Quake split a tectonic plate in two, and geologists are shaken

[National Geographic] On September 7, 2017, a magnitude 8.2 earthquake struck southern Mexico, killing dozens and injuring hundreds. While earthquakes are common enough in the region, this powerful event wasn’t any run-of-the-mill tremor.
That’s because part of the roughly 37-mile-thick tectonic plate responsible for the quake completely split apart, as revealed by a new study in Nature Geoscience. This event took place in a matter of tens of seconds, and it coincided with a gargantuan release of energy.
“If you think of it as a huge slab of glass, this rupture made a big, gaping crack,” says lead author Diego Melgar, an assistant professor of earthquake seismology at the University of Oregon. “All indications are that it has broken through the entire width of the thing.”
Such colossal fragmentation events have been observed before in a handful of places around the world, and all these epic earthquakes have one thing in common: No one really knows how they happen.
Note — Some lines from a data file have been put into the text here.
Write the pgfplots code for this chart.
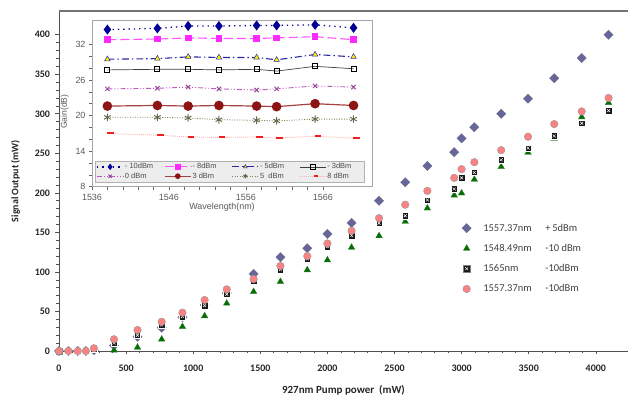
\documentclass[border=0pt]{standalone}
\usepackage{pgfplots}
\usepackage{pgfplotstable}
\pgfplotsset{compat=1.18}
\usepackage{fontspec}
\setmainfont{Carlito}
\newfontfamily\insetfont{Liberation Sans}

\definecolor{dia}{RGB}{102,102,153}
\definecolor{tri}{RGB}{0,112,0}
\definecolor{circ}{RGB}{250,130,130}
\definecolor{axgray}{RGB}{80,80,80}
\definecolor{navyb}{RGB}{0,0,150}
\definecolor{magb}{RGB}{255,40,255}
\definecolor{blued}{RGB}{40,40,160}
\definecolor{orch}{RGB}{190,90,190}
\definecolor{maroonb}{RGB}{140,20,20}
\definecolor{oliveb}{RGB}{130,130,95}
\definecolor{redb}{RGB}{240,30,30}

\pgfdeclareplotmark{sqx}{%
  \pgfpathrectangle{\pgfpoint{-\pgfplotmarksize}{-\pgfplotmarksize}}{\pgfpoint{2\pgfplotmarksize}{2\pgfplotmarksize}}%
  \pgfusepathqfillstroke
  \pgfsetstrokecolor{white}\pgfsetlinewidth{0.5pt}%
  \pgfpathmoveto{\pgfpoint{-0.45\pgfplotmarksize}{-0.45\pgfplotmarksize}}%
  \pgfpathlineto{\pgfpoint{0.45\pgfplotmarksize}{0.45\pgfplotmarksize}}%
  \pgfpathmoveto{\pgfpoint{-0.45\pgfplotmarksize}{0.45\pgfplotmarksize}}%
  \pgfpathlineto{\pgfpoint{0.45\pgfplotmarksize}{-0.45\pgfplotmarksize}}%
  \pgfusepathqstroke
}

\pgfplotstableread{
P dia tri sq circ
0 0 0 0 0
70 0 0 0 0
140 0 0 0 0
200 0 0 0 0
260 1 0.5 2 3.5
410 7 1 10 14.8
585 18 4.6 20 26.6
765 29.5 14.8 33 37
920 42.6 30.8 43.5 48.5
1085 58 44.3 57.4 64.5
1250 73 60.3 71.7 78
1450 97.5 75 89 91
1650 118.6 87.7 103 107.6
1850 130 102.5 116.5 120
2000 148 115 132 136
2180 162 131 146 152
2385 190 145.6 161.6 168
2580 213.5 163.7 171 185
2745 234 180.6 191 202.5
2945 251.5 197 205 219
3000 269 199.6 219 230
3095 283 217 225.7 238.8
3295 300 233 241.8 254
3495 319 251 256.6 271
3690 345 268.7 272 287
3895 370.5 296 288 303
4095 400 314 304 320
}\maindata

\pgfplotstableread{
wl m10 m8 m5 m3 z0 p3 p5 p8
1538 34.5 32.8 29.5 27.7 24.5 21.6 19.7 17.0
1544.5 34.7 32.9 29.6 27.8 24.6 21.7 19.7 16.7
1548.5 35.1 33.1 29.9 27.8 24.8 21.6 19.6 16.4
1552.5 35.1 33.0 29.8 27.7 24.5 21.7 19.3 16.3
1557.4 35.2 33.0 29.8 27.8 24.3 21.6 19.2 16.4
1560 35.2 33.1 29.4 27.5 24.5 21.5 19.1 16.2
1565 35.3 33.3 30.3 28.3 25.0 22.0 19.4 16.5
1570 34.8 32.8 29.9 27.9 24.8 21.7 19.4 16.2
}\gaindata

\begin{document}
\begin{tikzpicture}
\useasboundingbox (0,0) rectangle (628bp,398bp);
% main axis
\begin{axis}[
  at={(59bp,47bp)}, anchor=south west,
  scale only axis, width=569bp, height=340bp,
  xmin=0, xmax=4240, ymin=0, ymax=430,
  axis lines*=left,
  axis line style={axgray, line width=1pt, -},
  xtick={0,500,...,4000}, ytick={0,50,...,400},
  minor x tick num=4, minor y tick num=4,
  tick align=outside,
  major tick length=3.5bp, minor tick length=2.5bp,
  every tick/.style={axgray, line width=0.6pt},
  /pgf/number format/assume math mode=true,
  /pgf/number format/set thousands separator={},
  ticklabel style={font=\fontsize{10}{12}\selectfont\bfseries, text=black!85},
  xticklabel style={yshift=-7bp},
  yticklabel style={xshift=-2bp},
  xlabel={927nm Pump power~~(mW)},
  ylabel={Signal Output (mW)},
  xlabel style={font=\fontsize{11}{13}\selectfont\bfseries, text=black!85, yshift=-7bp},
  ylabel style={font=\fontsize{10}{12}\selectfont\bfseries, text=black!85, yshift=8bp},
  clip=false,
  legend style={at={(rel axis cs:0.7,0.385)}, anchor=north west, draw=none, fill=none,
    font=\fontsize{10.5}{12}\selectfont, text=black!75, row sep=8.5bp,
    nodes={inner sep=1.5bp}},
  legend cell align=left,
  legend image code/.code={\path[#1] plot coordinates {(6bp,0bp)}; \path (0bp,0bp) (21bp,0bp);},
]
\draw[axgray!80, line width=1.2pt] (rel axis cs:0,1) -- (rel axis cs:1.02,1);
\addplot[only marks, mark=square*, mark size=3.3bp, mark options={rotate=45}, fill=dia, draw=dia!70!gray, line width=0.3pt] table[x=P,y=dia]{\maindata};
\addlegendentry{\makebox[62bp][l]{1557.37nm}+\,5dBm}
\addplot[only marks, mark=triangle*, mark size=3.8bp, fill=tri, draw=tri!60!gray, line width=0.3pt] table[x=P,y=tri]{\maindata};
\addlegendentry{\makebox[62bp][l]{1548.49nm}-10 dBm}
\addplot[only marks, mark=sqx, mark size=3.2bp, fill=black!90, draw=gray, line width=0.4pt] table[x=P,y=sq]{\maindata};
\addlegendentry{\makebox[62bp][l]{1565nm}-10dBm}
\addplot[only marks, mark=*, mark size=3.8bp, fill=circ, draw=gray!80, line width=0.4pt] table[x=P,y=circ]{\maindata};
\addlegendentry{\makebox[62bp][l]{1557.37nm}-10dBm}
\end{axis}

% inset
\begin{axis}[
  at={(92bp,211.3bp)}, anchor=south west,
  scale only axis, width=280bp, height=166bp,
  xmin=1536, xmax=1572.4, ymin=8, ymax=36,
  axis background/.style={fill=white},
  axis line style={gray!70, line width=0.6pt},
  xtick={1536,1546,1556,1566}, ytick={8,14,...,32},
  minor x tick num=4, minor y tick num=2,
  tick align=outside, xtick pos=bottom, ytick pos=left,
  major tick length=3bp, minor tick length=3bp,
  every tick/.style={gray!80!black, line width=0.5pt},
  /pgf/number format/assume math mode=true,
  /pgf/number format/set thousands separator={},
  ticklabel style={font=\insetfont\fontsize{9}{10}\selectfont, text=black!65},
  xticklabel style={yshift=-1bp},
  xlabel={Wavelength(nm)}, ylabel={Gain(dB)},
  xlabel style={font=\insetfont\fontsize{9}{10}\selectfont, text=black!65, yshift=4bp, xshift=-10bp},
  ylabel style={font=\insetfont\fontsize{8.5}{10}\selectfont, text=black!65, yshift=0bp, xshift=-8bp},
  legend columns=4,
  legend style={at={(rel axis cs:0.01,0.025)}, anchor=south west,
    draw=gray!60, fill=gray!14, font=\insetfont\fontsize{7.5}{8}\selectfont, text=black!70,
    inner sep=1.5bp, row sep=0pt, column sep=0pt,
    nodes={inner sep=1.2bp}},
  legend image code/.code={\draw[mark repeat=2,mark phase=2,#1,mark size=2.2bp] plot coordinates {(0bp,0bp) (13bp,0bp) (26bp,0bp)};},
]
\addplot[navyb, line width=1.3pt, dash pattern=on 1.3pt off 4pt, mark=diamond*, mark size=4bp, mark options={solid, fill=navyb, draw=navyb}] table[x=wl,y=m10]{\gaindata};
\addlegendentry{\makebox[38bp][l]{- 10dBm}}
\addplot[magb!80, line width=1.1pt, dash pattern=on 9pt off 4pt, mark=square*, mark size=2.8bp, mark options={solid, fill=magb, draw=magb}] table[x=wl,y=m8]{\gaindata};
\addlegendentry{\makebox[38bp][l]{- 8dBm}}
\addplot[blued, line width=1.1pt, dash pattern=on 7pt off 3pt on 1.5pt off 3pt, mark=triangle*, mark size=3.2bp, mark options={solid, fill=yellow, draw=blued, line width=0.5pt}] table[x=wl,y=m5]{\gaindata};
\addlegendentry{\makebox[38bp][l]{- 5dBm}}
\addplot[black!75, line width=0.7pt, mark=square, mark size=2.5bp, mark options={solid, fill=white, draw=black, line width=0.8pt}] table[x=wl,y=m3]{\gaindata};
\addlegendentry{\makebox[34bp][l]{- 3dBm}}
\addplot[orch, line width=0.9pt, dash pattern=on 5pt off 2pt on 1pt off 2pt on 1pt off 2pt, mark=x, mark size=3bp, mark options={solid, draw=orch!80!black, line width=1pt}] table[x=wl,y=z0]{\gaindata};
\addlegendentry{\makebox[38bp][l]{0 dBm}}
\addplot[maroonb!80, line width=1.2pt, mark=*, mark size=4.2bp, mark options={solid, fill=maroonb, draw=maroonb}] table[x=wl,y=p3]{\gaindata};
\addlegendentry{\makebox[38bp][l]{3 dBm}}
\addplot[oliveb, line width=0.8pt, dash pattern=on 1pt off 1.5pt, mark=asterisk, mark size=3.8bp, mark options={solid, draw=oliveb!80!black, line width=0.9pt}] table[x=wl,y=p5]{\gaindata};
\addlegendentry{\makebox[38bp][l]{5~~dBm}}
\addplot[red!30, line width=0.9pt, dash pattern=on 1pt off 1pt, mark=-, mark size=3.2bp, mark options={solid, draw=redb, line width=2pt, xshift=3bp}] table[x=wl,y=p8]{\gaindata};
\addlegendentry{\makebox[34bp][l]{8 dBm}}
\end{axis}
\end{tikzpicture}
\end{document}
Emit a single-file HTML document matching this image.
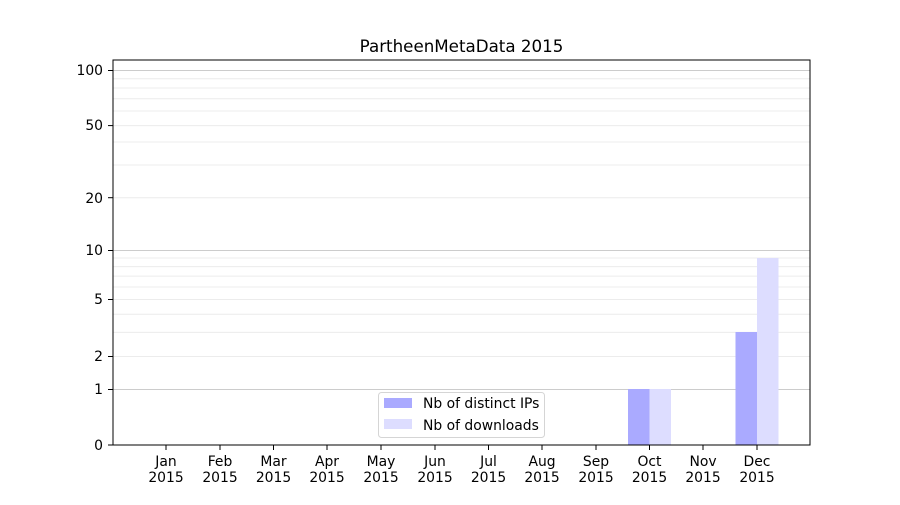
<!DOCTYPE html>
<html><head><meta charset="utf-8"><style>body{margin:0;background:#fff}</style></head><body>
<svg width="900" height="500" xmlns="http://www.w3.org/2000/svg" font-family="DejaVu Sans, sans-serif">
<rect width="900" height="500" fill="#fff"/>
<g stroke="#ececec" stroke-width="1">
<line x1="113" x2="810" y1="356.5" y2="356.5"/><line x1="113" x2="810" y1="332.4" y2="332.4"/><line x1="113" x2="810" y1="314.3" y2="314.3"/><line x1="113" x2="810" y1="299.5" y2="299.5"/><line x1="113" x2="810" y1="287" y2="287"/><line x1="113" x2="810" y1="276.1" y2="276.1"/><line x1="113" x2="810" y1="266.6" y2="266.6"/><line x1="113" x2="810" y1="258" y2="258"/>
<line x1="113" x2="810" y1="197.7" y2="197.7"/><line x1="113" x2="810" y1="165" y2="165"/><line x1="113" x2="810" y1="142" y2="142"/><line x1="113" x2="810" y1="125.6" y2="125.6"/><line x1="113" x2="810" y1="111" y2="111"/><line x1="113" x2="810" y1="98.7" y2="98.7"/><line x1="113" x2="810" y1="88" y2="88"/><line x1="113" x2="810" y1="78.7" y2="78.7"/>
</g>
<g stroke="#cccccc" stroke-width="1">
<line x1="113" x2="810" y1="389.5" y2="389.5"/><line x1="113" x2="810" y1="250.5" y2="250.5"/><line x1="113" x2="810" y1="70.5" y2="70.5"/>
</g>
<rect x="628" y="389" width="21.5" height="56" fill="#aaaaff"/>
<rect x="649.5" y="389" width="21.5" height="56" fill="#ddddff"/>
<rect x="735.5" y="332" width="21.5" height="113" fill="#aaaaff"/>
<rect x="757" y="258" width="21.5" height="187" fill="#ddddff"/>
<rect x="113" y="60" width="697" height="385" fill="none" stroke="#000" stroke-width="1"/>
<g font-size="13.9" text-anchor="end" fill="#000">
<text x="103" y="450">0</text><text x="103" y="394">1</text><text x="103" y="361">2</text><text x="103" y="304">5</text><text x="103" y="255">10</text><text x="103" y="203">20</text><text x="103" y="130">50</text><text x="103" y="75">100</text>
</g>
<g stroke="#000"><line x1="108" x2="113" y1="445" y2="445"/><line x1="108" x2="113" y1="389.5" y2="389.5"/><line x1="108" x2="113" y1="356.5" y2="356.5"/><line x1="108" x2="113" y1="299.5" y2="299.5"/><line x1="108" x2="113" y1="250.5" y2="250.5"/><line x1="108" x2="113" y1="197.7" y2="197.7"/><line x1="108" x2="113" y1="125.6" y2="125.6"/><line x1="108" x2="113" y1="70.5" y2="70.5"/></g>
<g font-size="13.9" text-anchor="middle" fill="#000">
<text x="166" y="466">Jan</text><text x="166" y="482">2015</text>
<text x="220" y="466">Feb</text><text x="220" y="482">2015</text>
<text x="273.5" y="466">Mar</text><text x="273.5" y="482">2015</text>
<text x="327" y="466">Apr</text><text x="327" y="482">2015</text>
<text x="381" y="466">May</text><text x="381" y="482">2015</text>
<text x="435" y="466">Jun</text><text x="435" y="482">2015</text>
<text x="488.5" y="466">Jul</text><text x="488.5" y="482">2015</text>
<text x="542" y="466">Aug</text><text x="542" y="482">2015</text>
<text x="596" y="466">Sep</text><text x="596" y="482">2015</text>
<text x="649.5" y="466">Oct</text><text x="649.5" y="482">2015</text>
<text x="703" y="466">Nov</text><text x="703" y="482">2015</text>
<text x="757" y="466">Dec</text><text x="757" y="482">2015</text>
</g>
<g stroke="#000"><line x1="166" x2="166" y1="445" y2="450"/><line x1="220" x2="220" y1="445" y2="450"/><line x1="273.5" x2="273.5" y1="445" y2="450"/><line x1="327" x2="327" y1="445" y2="450"/><line x1="381" x2="381" y1="445" y2="450"/><line x1="435" x2="435" y1="445" y2="450"/><line x1="488.5" x2="488.5" y1="445" y2="450"/><line x1="542" x2="542" y1="445" y2="450"/><line x1="596" x2="596" y1="445" y2="450"/><line x1="649.5" x2="649.5" y1="445" y2="450"/><line x1="703" x2="703" y1="445" y2="450"/><line x1="757" x2="757" y1="445" y2="450"/></g>
<text x="461.5" y="52" font-size="16.7" text-anchor="middle">PartheenMetaData 2015</text>
<rect x="378.5" y="392.5" width="166" height="45" rx="3" fill="#fff" fill-opacity="0.8" stroke="#d5d5d5"/>
<rect x="384" y="398" width="28" height="10" fill="#aaaaff"/>
<rect x="384" y="419" width="28" height="10" fill="#ddddff"/>
<text x="423" y="408" font-size="13.9">Nb of distinct IPs</text>
<text x="423" y="430" font-size="13.9">Nb of downloads</text>
</svg>
</body></html>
This information gap matters, because huge populations from the western seaboard of the Americas to the eastern shores of Japan could be threatened by these enigmatic earthquakes.
For one thing, the deep quakes can induce strong shaking over a wide area that can level plenty of multistory buildings. One that took place beneath the Chilean town of Chillán in 1939, for example, killed at least 30,000 people. And when they happen near an ocean coastline, their destructive potential could be magnified.